**Work instructions**
Write again exactly the lines in the listing below, starting at the line with "Output the component" and ending at the line with "22, 23, 24];", both included. Pictures are not copied.

-- START Exercise materials --

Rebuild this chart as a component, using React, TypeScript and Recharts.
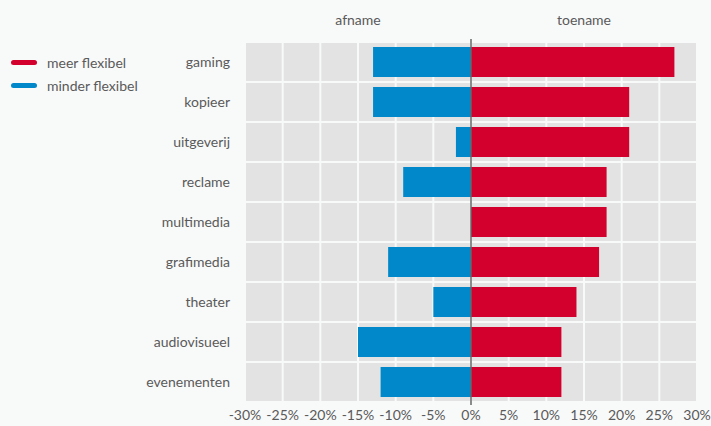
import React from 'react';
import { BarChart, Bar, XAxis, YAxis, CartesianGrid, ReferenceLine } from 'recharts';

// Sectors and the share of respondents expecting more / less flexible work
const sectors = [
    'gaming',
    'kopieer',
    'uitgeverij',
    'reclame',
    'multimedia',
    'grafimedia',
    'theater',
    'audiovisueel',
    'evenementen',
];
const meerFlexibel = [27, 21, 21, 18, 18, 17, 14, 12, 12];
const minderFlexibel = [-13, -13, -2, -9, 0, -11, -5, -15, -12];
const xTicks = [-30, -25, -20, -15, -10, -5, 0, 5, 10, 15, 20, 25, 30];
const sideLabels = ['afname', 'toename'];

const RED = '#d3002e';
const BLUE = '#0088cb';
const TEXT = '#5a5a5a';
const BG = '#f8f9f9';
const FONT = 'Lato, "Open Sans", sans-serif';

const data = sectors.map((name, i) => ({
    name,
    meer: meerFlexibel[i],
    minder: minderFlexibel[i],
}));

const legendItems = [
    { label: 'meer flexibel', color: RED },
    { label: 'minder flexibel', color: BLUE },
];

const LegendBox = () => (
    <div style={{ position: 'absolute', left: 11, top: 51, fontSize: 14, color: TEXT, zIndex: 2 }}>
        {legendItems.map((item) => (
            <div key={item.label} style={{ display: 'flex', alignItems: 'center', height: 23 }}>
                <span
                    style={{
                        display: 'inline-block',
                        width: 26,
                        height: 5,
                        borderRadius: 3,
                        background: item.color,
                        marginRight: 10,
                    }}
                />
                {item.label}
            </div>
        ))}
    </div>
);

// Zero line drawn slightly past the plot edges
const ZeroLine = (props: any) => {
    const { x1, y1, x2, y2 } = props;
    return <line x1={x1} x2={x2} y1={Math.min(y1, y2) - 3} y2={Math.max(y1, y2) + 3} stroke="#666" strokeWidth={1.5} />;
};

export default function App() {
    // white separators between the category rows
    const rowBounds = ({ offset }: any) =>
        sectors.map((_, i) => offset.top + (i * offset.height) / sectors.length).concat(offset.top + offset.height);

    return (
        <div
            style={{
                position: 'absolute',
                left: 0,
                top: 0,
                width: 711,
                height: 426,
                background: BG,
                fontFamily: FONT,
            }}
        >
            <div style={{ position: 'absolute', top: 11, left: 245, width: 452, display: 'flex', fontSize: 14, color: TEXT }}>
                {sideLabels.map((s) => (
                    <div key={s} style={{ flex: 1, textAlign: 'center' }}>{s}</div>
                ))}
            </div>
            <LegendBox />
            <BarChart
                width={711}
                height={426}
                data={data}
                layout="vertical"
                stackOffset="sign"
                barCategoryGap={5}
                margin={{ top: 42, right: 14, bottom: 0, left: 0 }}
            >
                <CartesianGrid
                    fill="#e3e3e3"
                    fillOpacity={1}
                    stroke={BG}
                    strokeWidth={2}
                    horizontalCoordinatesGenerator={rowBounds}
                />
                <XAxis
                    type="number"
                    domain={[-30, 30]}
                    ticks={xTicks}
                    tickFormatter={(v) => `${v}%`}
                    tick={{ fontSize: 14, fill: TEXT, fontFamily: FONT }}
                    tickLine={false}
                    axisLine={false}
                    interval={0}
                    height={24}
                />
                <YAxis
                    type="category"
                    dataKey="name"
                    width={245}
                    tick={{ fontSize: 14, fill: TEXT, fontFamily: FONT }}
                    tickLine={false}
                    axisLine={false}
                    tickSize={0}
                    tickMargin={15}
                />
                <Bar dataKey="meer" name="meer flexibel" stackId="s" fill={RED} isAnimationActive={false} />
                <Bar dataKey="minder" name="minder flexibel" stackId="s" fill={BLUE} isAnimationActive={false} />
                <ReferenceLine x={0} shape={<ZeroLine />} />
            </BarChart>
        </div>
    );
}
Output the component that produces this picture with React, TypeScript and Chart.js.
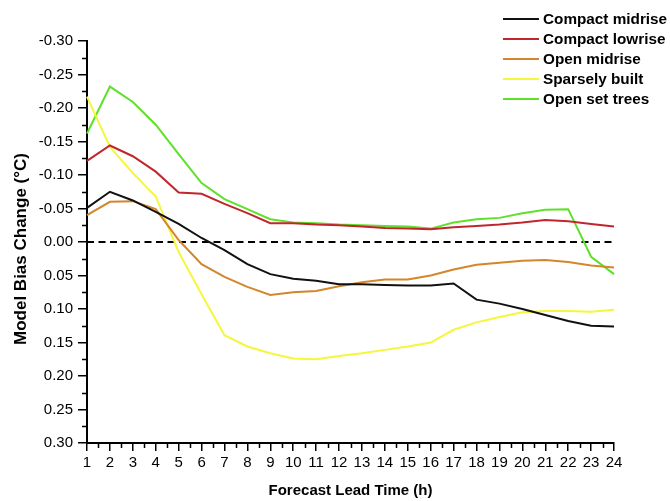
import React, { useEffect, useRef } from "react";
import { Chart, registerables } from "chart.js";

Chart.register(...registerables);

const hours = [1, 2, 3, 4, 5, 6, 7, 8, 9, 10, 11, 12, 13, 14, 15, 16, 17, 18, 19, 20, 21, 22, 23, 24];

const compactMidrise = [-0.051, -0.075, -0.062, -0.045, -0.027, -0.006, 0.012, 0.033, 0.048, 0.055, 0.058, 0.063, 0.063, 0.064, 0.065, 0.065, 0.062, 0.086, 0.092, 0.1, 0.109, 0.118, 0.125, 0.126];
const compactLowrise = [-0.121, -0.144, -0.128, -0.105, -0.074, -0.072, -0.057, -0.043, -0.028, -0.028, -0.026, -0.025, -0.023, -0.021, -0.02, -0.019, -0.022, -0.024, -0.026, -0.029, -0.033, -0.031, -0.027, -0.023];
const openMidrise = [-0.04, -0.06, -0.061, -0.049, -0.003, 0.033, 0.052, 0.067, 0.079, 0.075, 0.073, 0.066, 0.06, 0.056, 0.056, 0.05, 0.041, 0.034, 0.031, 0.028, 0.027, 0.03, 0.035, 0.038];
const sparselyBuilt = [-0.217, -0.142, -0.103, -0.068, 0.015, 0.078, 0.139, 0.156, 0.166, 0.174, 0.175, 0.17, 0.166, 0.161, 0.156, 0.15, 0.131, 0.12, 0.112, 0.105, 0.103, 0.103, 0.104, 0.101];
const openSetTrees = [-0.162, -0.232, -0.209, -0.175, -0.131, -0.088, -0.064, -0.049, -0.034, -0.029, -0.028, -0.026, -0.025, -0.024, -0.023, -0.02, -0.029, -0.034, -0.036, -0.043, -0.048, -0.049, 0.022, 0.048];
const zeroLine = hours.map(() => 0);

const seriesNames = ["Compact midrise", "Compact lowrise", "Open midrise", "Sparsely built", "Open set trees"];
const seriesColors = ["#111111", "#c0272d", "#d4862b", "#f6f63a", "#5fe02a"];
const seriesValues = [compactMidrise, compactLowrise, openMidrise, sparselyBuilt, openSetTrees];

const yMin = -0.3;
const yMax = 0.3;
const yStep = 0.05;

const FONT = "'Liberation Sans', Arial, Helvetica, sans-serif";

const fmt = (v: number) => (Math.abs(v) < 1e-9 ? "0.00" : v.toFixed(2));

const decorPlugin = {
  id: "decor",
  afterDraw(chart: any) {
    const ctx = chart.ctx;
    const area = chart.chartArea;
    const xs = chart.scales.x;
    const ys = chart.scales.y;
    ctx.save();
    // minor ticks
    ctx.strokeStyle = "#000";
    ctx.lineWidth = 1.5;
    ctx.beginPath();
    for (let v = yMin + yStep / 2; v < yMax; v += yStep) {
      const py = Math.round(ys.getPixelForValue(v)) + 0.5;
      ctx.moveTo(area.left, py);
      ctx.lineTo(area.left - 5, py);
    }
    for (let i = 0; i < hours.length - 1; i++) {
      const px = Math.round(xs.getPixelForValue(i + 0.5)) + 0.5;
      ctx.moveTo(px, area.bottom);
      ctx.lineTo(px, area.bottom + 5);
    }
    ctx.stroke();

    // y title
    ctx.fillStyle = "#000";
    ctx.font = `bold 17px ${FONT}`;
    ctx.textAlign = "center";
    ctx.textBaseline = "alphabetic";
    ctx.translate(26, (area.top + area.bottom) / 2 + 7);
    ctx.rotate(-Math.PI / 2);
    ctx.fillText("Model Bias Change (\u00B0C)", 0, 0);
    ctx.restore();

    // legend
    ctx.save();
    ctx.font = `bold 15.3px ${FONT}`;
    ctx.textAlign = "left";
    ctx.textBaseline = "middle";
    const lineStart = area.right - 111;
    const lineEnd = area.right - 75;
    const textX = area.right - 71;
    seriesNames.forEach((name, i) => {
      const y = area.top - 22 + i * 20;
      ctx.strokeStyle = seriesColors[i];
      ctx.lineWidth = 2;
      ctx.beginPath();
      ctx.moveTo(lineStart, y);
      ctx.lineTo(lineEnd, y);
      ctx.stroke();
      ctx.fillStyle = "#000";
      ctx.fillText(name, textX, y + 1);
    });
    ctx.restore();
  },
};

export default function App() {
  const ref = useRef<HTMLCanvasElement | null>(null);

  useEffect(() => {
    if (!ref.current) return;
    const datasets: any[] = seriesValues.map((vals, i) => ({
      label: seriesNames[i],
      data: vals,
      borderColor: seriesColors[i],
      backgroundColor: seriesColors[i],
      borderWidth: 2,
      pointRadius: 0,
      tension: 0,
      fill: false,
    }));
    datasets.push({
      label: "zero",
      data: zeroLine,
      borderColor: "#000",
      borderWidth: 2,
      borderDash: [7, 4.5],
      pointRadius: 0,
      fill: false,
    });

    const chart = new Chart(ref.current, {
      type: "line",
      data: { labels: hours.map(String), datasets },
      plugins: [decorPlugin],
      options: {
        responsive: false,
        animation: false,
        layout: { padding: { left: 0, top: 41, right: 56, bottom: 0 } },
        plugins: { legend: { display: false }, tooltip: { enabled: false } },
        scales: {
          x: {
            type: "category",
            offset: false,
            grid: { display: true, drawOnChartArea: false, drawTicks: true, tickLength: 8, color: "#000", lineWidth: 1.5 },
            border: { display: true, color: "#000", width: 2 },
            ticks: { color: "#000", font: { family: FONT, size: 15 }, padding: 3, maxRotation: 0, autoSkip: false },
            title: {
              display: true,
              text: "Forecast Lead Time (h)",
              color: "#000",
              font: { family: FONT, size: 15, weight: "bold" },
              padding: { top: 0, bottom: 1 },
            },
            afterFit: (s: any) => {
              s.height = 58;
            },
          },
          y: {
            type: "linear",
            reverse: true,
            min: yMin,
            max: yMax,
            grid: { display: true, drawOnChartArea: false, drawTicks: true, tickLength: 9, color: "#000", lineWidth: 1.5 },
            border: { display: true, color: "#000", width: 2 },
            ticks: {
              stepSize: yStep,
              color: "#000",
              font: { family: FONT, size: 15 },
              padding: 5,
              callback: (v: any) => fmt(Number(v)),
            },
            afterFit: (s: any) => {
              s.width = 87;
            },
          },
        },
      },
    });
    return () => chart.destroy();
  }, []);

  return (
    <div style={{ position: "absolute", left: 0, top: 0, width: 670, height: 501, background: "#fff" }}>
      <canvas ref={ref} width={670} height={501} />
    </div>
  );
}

-- END Exercise materials --

**Exercise output**
Output the component that produces this picture with React, TypeScript and Chart.js.
import React, { useEffect, useRef } from "react";
import { Chart, registerables } from "chart.js";

Chart.register(...registerables);

const hours = [1, 2, 3, 4, 5, 6, 7, 8, 9, 10, 11, 12, 13, 14, 15, 16, 17, 18, 19, 20, 21, 22, 23, 24];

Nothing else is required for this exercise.